───── RECORDED INFORMATION
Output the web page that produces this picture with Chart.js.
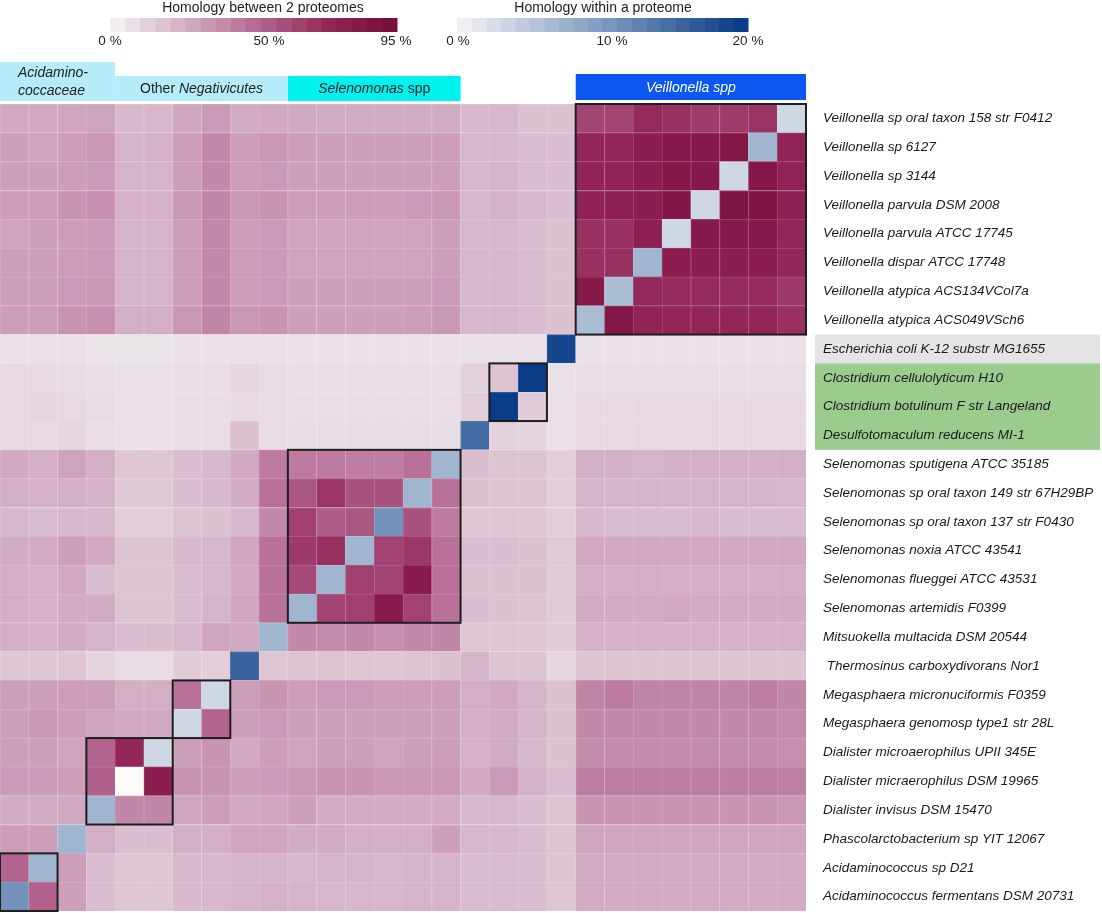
<!DOCTYPE html>
<html><head><meta charset="utf-8">
<script src="https://cdn.jsdelivr.net/npm/chart.js@4.4.0/dist/chart.umd.min.js"></script>
<style>html,body{margin:0;padding:0;background:#fff;}canvas{display:block;}</style>
</head><body>
<canvas id="c" width="1102" height="913"></canvas>
<script>
// Row genomes, top to bottom (columns are the same genomes, right to left)
const rowLabels = [
  'Veillonella sp oral taxon 158 str F0412','Veillonella sp 6127','Veillonella sp 3144',
  'Veillonella parvula DSM 2008','Veillonella parvula ATCC 17745','Veillonella dispar ATCC 17748',
  'Veillonella atypica ACS134VCol7a','Veillonella atypica ACS049VSch6',
  'Escherichia coli K-12 substr MG1655','Clostridium cellulolyticum H10',
  'Clostridium botulinum F str Langeland','Desulfotomaculum reducens MI-1',
  'Selenomonas sputigena ATCC 35185','Selenomonas sp oral taxon 149 str 67H29BP',
  'Selenomonas sp oral taxon 137 str F0430','Selenomonas noxia ATCC 43541',
  'Selenomonas flueggei ATCC 43531','Selenomonas artemidis F0399',
  'Mitsuokella multacida DSM 20544',' Thermosinus carboxydivorans Nor1',
  'Megasphaera micronuciformis F0359','Megasphaera genomosp type1 str 28L',
  'Dialister microaerophilus UPII 345E','Dialister micraerophilus DSM 19965',
  'Dialister invisus DSM 15470','Phascolarctobacterium sp YIT 12067',
  'Acidaminococcus sp D21','Acidaminococcus fermentans DSM 20731'
];
const colLabels = rowLabels.slice().reverse();

// Homology between 2 proteomes (%), one array per row, columns left to right; null = diagonal
const rVeil158   = [26,26,27,28,20,21,27,31,25,26, 26,25,25,25,25,25, 20,21,17,17, 62,62,72,70,65,65,69,null];
const rVeil6127  = [29,28,30,32,22,23,30,37,30,32, 30,29,29,29,29,30, 21,21,19,18, 74,74,80,85,85,86,null,76];
const rVeil3144  = [29,29,30,31,22,22,30,37,30,31, 29,29,29,29,29,30, 21,22,19,18, 75,75,80,86,85,null,86,76];
const rVparDSM   = [30,30,33,35,23,23,32,38,32,33, 30,30,30,30,31,32, 21,23,20,18, 77,78,80,88,null,90,90,78];
const rVparATCC  = [28,29,30,31,22,22,30,37,30,31, 28,28,28,28,28,29, 21,21,19,17, 70,70,78,null,84,84,84,74];
const rVdispar   = [29,29,30,31,22,22,30,37,30,31, 28,28,28,28,28,29, 21,21,19,17, 70,70,null,80,80,80,80,74];
const rVaty134   = [29,29,31,32,22,22,30,37,30,31, 29,29,29,29,29,31, 21,21,19,17, 84,null,73,72,72,72,72,66];
const rVaty049   = [30,30,33,35,24,24,32,38,32,33, 29,29,29,29,30,32, 21,21,19,17, null,87,75,74,74,74,74,70];
const rEcoli     = [4,5,5,3,3,3,4,4,5,5, 4,4,4,4,4,4, 5,5,5,null, 4,4,4,4,4,4,4,4];
const rCcellulo  = [8,8,7,6,5,5,6,6,9,7, 6,6,6,6,6,6, 11,16,null,5, 6,6,6,6,6,6,6,6];
const rCbotul    = [8,9,8,7,5,5,6,6,8,7, 6,6,6,6,6,6, 12,null,13,5, 8,8,8,8,8,8,8,8];
const rDesulfo   = [8,8,9,6,5,5,6,6,17,7, 7,7,7,7,7,7, null,11,10,5, 8,8,8,8,8,8,8,8];
const rSsputi    = [26,24,28,24,15,15,18,20,26,42, 42,42,41,41,45,null, 18,16,16,12, 24,24,22,24,24,24,24,24];
const rS149      = [24,23,24,23,14,14,18,20,25,45, 55,68,57,57,null,45, 17,16,16,12, 22,22,22,22,22,22,22,21];
const rS137      = [21,19,20,20,12,12,16,17,20,37, 64,53,55,null,57,42, 15,15,15,12, 20,19,19,19,20,19,19,19];
const rSnoxia    = [25,25,29,26,16,16,20,21,27,45, 66,70,null,63,67,45, 18,18,17,13, 26,26,26,26,26,26,26,26];
const rSflue     = [24,23,26,19,16,16,19,21,26,45, 60,null,64,62,82,45, 17,17,17,13, 24,24,24,24,24,24,24,24];
const rSartem    = [24,23,25,25,16,16,19,22,27,45, null,62,64,83,63,45, 18,17,16,13, 25,25,25,26,25,25,25,25];
const rMitsuo    = [24,23,25,22,18,18,20,27,26,null, 37,36,37,35,37,38, 15,15,15,13, 23,23,23,23,23,23,23,23];
const rThermo    = [15,15,15,10,7,7,13,12,null,15, 16,16,15,15,16,17, 22,16,16,9, 16,16,16,16,16,16,16,16];
const rMegMicro  = [29,29,30,30,24,24,45,null,30,33, 30,31,31,30,30,30, 24,26,22,17, 39,42,39,39,39,39,41,38];
const rMegGen    = [29,32,30,28,26,26,null,50,29,31, 29,29,29,29,29,29, 24,25,22,17, 37,37,37,37,37,37,37,36];
const rDiaUPII   = [29,29,28,50,74,null,29,33,26,30, 28,29,29,28,29,30, 23,25,21,17, 36,36,36,36,36,36,36,35];
const rDiaDSM    = [31,31,30,52,null,80,33,33,30,31, 32,33,33,32,32,32, 26,31,23,18, 41,41,41,41,41,41,41,40];
const rDiaInv    = [25,25,26,null,38,38,27,30,26,27, 29,25,25,25,25,25, 20,21,18,16, 33,33,33,33,33,33,33,32];
const rPhasco    = [30,30,null,24,18,18,24,24,27,27, 25,25,24,24,24,29, 21,20,19,16, 27,27,27,27,27,27,27,27];
const rAcidD21   = [50,null,30,18,15,15,20,20,22,22, 21,22,22,21,22,22, 19,19,18,16, 25,25,25,25,25,25,25,25];
const rAcidFerm  = [null,51,29,18,15,15,20,20,22,23, 22,21,21,21,22,22, 19,19,18,15, 25,25,25,25,25,25,25,25];
const betweenRows = [rVeil158,rVeil6127,rVeil3144,rVparDSM,rVparATCC,rVdispar,rVaty134,rVaty049,
  rEcoli,rCcellulo,rCbotul,rDesulfo,rSsputi,rS149,rS137,rSnoxia,rSflue,rSartem,rMitsuo,rThermo,
  rMegMicro,rMegGen,rDiaUPII,rDiaDSM,rDiaInv,rPhasco,rAcidD21,rAcidFerm];

// Homology within a proteome (%), diagonal cells, top to bottom (null = no value, white)
const withinProteome = [3,7,3,3,3,7,6,6, 19,20,20,15, 7,7,11,7,7,7, 7,16, 3,3,3,null,7, 7,7,11];

// Colour legends
const betweenTicks = [{t:'0 %',v:0},{t:'50 %',v:50},{t:'95 %',v:95}];
const withinTicks  = [{t:'0 %',v:0},{t:'10 %',v:10},{t:'20 %',v:20}];

// Outlined clusters (row index ranges) and header groups (column ranges)
const outlinedGroups = [[0,7],[9,10],[12,17],[20,21],[22,24],[26,27]];
const headerGroups = [
  {cols:[0,3],   lines:[[['Acidamino-',true]],[['coccaceae',true]]], fill:'#b6ecf9', color:'#222', top:62, align:'left'},
  {cols:[4,9],   lines:[[['Other ',false],['Negativicutes',true]]], fill:'#b6ecf9', color:'#222', top:76},
  {cols:[10,15], lines:[[['Selenomonas',true],[' spp',false]]], fill:'#00f2ef', color:'#222', top:76},
  {cols:[20,27], lines:[[['Veillonella spp',true]]], fill:'#0b57f0', color:'#fff', top:74, bottom:100}
];
const labelBands = [{from:8,to:8,color:'#e4e4e7'},{from:9,to:11,color:'#9bcb8d'}];

const N = rowLabels.length;
const pinkStops = [[0,[240,238,241]],[25,[210,172,194]],[50,[178,100,142]],[75,[145,35,85]],[95,[120,15,60]]];
const blueStops = [[0,[240,240,243]],[10,[125,155,192]],[20,[10,60,135]]];
function mix(stops, v) {
  if (v <= stops[0][0]) return stops[0][1];
  for (let i = 1; i < stops.length; i++) {
    const [v1, c1] = stops[i], [v0, c0] = stops[i-1];
    if (v <= v1) { const t = (v - v0) / (v1 - v0); return c0.map((a,k) => a + (c1[k]-a)*t); }
  }
  return stops[stops.length-1][1];
}
const rgb = c => 'rgb(' + c.map(Math.round).join(',') + ')';
function cellRGB(r, c) {
  if (c === N-1-r) { const w = withinProteome[r]; return w == null ? [255,251,251] : mix(blueStops, w); }
  return mix(pinkStops, betweenRows[r][c]);
}

const datasets = [];
for (let r = N-1; r >= 0; r--) {
  datasets.push({
    label: rowLabels[r],
    data: colLabels.map(() => 1),
    backgroundColor: ctx => rgb(cellRGB(r, ctx.dataIndex)),
    borderColor: ctx => rgb(cellRGB(r, ctx.dataIndex).map(a => a + (255-a)*0.15)),
    borderWidth: {top:1, left:1, right:0, bottom:0},
    borderSkipped: false,
    barPercentage: 1, categoryPercentage: 1
  });
}

const FONT = '"Liberation Sans", Arial, sans-serif';
function drawSegments(ctx, segs, x, y, align, size) {
  const widths = segs.map(([t, it]) => { ctx.font = (it?'italic ':'') + size + 'px ' + FONT; return ctx.measureText(t).width; });
  const total = widths.reduce((a,b)=>a+b,0);
  let cx = align === 'center' ? x - total/2 : x;
  ctx.textAlign = 'left'; ctx.textBaseline = 'middle';
  segs.forEach(([t, it], i) => { ctx.font = (it?'italic ':'') + size + 'px ' + FONT; ctx.fillText(t, cx, y); cx += widths[i]; });
}

const decor = {
  id: 'decor',
  beforeDraw(chart) {
    const {ctx} = chart, y = chart.scales.y;
    labelBands.forEach(b => {
      const top = y.getPixelForValue(N - b.from), bot = y.getPixelForValue(N - 1 - b.to);
      ctx.fillStyle = b.color; ctx.fillRect(815, top, 1100-815, bot-top);
    });
  },
  afterDatasetsDraw(chart) {
    const {ctx} = chart, x = chart.scales.x, y = chart.scales.y;
    const bw = x.width / N;
    ctx.save(); ctx.strokeStyle = '#1e1e1e'; ctx.lineWidth = 2;
    outlinedGroups.forEach(([r0, r1]) => {
      const left = x.getPixelForValue(N-1-r1) - bw/2, right = x.getPixelForValue(N-1-r0) + bw/2;
      const top = y.getPixelForValue(N - r0), bottom = y.getPixelForValue(N-1-r1);
      ctx.strokeRect(left, top, right-left, bottom-top);
    });
    ctx.restore();
  },
  afterDraw(chart) {
    const {ctx} = chart, x = chart.scales.x;
    const bw = x.width / N;
    ctx.save();
    headerGroups.forEach(g => {
      const left = x.getPixelForValue(g.cols[0]) - bw/2, right = x.getPixelForValue(g.cols[1]) + bw/2;
      const bottom = g.bottom || 101;
      ctx.fillStyle = g.fill; ctx.fillRect(left, g.top, right-left, bottom-g.top);
      ctx.fillStyle = g.color;
      if (g.align === 'left') {
        g.lines.forEach((l, i) => drawSegments(ctx, l, left + 18, 73 + i*18, 'left', 14));
      } else {
        drawSegments(ctx, g.lines[0], (left+right)/2, (g.top + bottom)/2 + 1, 'center', 14);
      }
    });
    function legend(title, titleX, x0, x1, stops, max, n, ticks) {
      ctx.fillStyle = '#222';
      drawSegments(ctx, [[title,false]], titleX, 8, 'center', 14);
      const w = (x1 - x0) / n;
      for (let i = 0; i < n; i++) {
        ctx.fillStyle = rgb(mix(stops, i * max / (n-1)));
        ctx.fillRect(x0 + i*w, 18, w + 0.5, 14);
      }
      ctx.fillStyle = '#222';
      ticks.forEach(tk => drawSegments(ctx, [[tk.t,false]], tk.x, 41, 'center', 13.5));
    }
    legend('Homology between 2 proteomes', 263, 110, 397, pinkStops, 95, 19,
      betweenTicks.map((tk,i) => ({t: tk.t, x: [110, 269, 396][i]})));
    legend('Homology within a proteome', 603, 457, 748, blueStops, 20, 20,
      withinTicks.map((tk,i) => ({t: tk.t, x: [458, 612, 748][i]})));
    ctx.restore();
  }
};

new Chart(document.getElementById('c'), {
  type: 'bar',
  data: { labels: colLabels, datasets },
  options: {
    responsive: false, animation: false,
    layout: { padding: { top: 104, bottom: 2, left: 0, right: 0 } },
    plugins: { legend: { display: false }, tooltip: { enabled: false } },
    scales: {
      x: { display: false, stacked: true },
      y: { display: false, stacked: true, min: 0, max: N },
      yLabels: {
        type: 'category', position: 'right', labels: rowLabels, offset: true,
        grid: { display: false, drawTicks: false }, border: { display: false },
        ticks: { autoSkip: false, padding: 17, color: '#1a1a1a', font: { family: FONT, size: 13.5, style: 'italic' } },
        afterFit(s) { s.width = 296; s.paddingTop = 0; s.paddingBottom = 0; }
      }
    }
  },
  plugins: [decor]
});
</script>
</body></html>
──────────
_STATED PROBLEM:_ Your task is to return the lines above, from the first one up to and including the line containing "const colLabels = rowLabels.slice().reverse();", minus any pictures.

_OUTPUT FOR THIS TASK:_
Output the web page that produces this picture with Chart.js.
<!DOCTYPE html>
<html><head><meta charset="utf-8">
<script src="https://cdn.jsdelivr.net/npm/chart.js@4.4.0/dist/chart.umd.min.js"></script>
<style>html,body{margin:0;padding:0;background:#fff;}canvas{display:block;}</style>
</head><body>
<canvas id="c" width="1102" height="913"></canvas>
<script>
// Row genomes, top to bottom (columns are the same genomes, right to left)
const rowLabels = [
  'Veillonella sp oral taxon 158 str F0412','Veillonella sp 6127','Veillonella sp 3144',
  'Veillonella parvula DSM 2008','Veillonella parvula ATCC 17745','Veillonella dispar ATCC 17748',
  'Veillonella atypica ACS134VCol7a','Veillonella atypica ACS049VSch6',
  'Escherichia coli K-12 substr MG1655','Clostridium cellulolyticum H10',
  'Clostridium botulinum F str Langeland','Desulfotomaculum reducens MI-1',
  'Selenomonas sputigena ATCC 35185','Selenomonas sp oral taxon 149 str 67H29BP',
  'Selenomonas sp oral taxon 137 str F0430','Selenomonas noxia ATCC 43541',
  'Selenomonas flueggei ATCC 43531','Selenomonas artemidis F0399',
  'Mitsuokella multacida DSM 20544',' Thermosinus carboxydivorans Nor1',
  'Megasphaera micronuciformis F0359','Megasphaera genomosp type1 str 28L',
  'Dialister microaerophilus UPII 345E','Dialister micraerophilus DSM 19965',
  'Dialister invisus DSM 15470','Phascolarctobacterium sp YIT 12067',
  'Acidaminococcus sp D21','Acidaminococcus fermentans DSM 20731'
];
const colLabels = rowLabels.slice().reverse();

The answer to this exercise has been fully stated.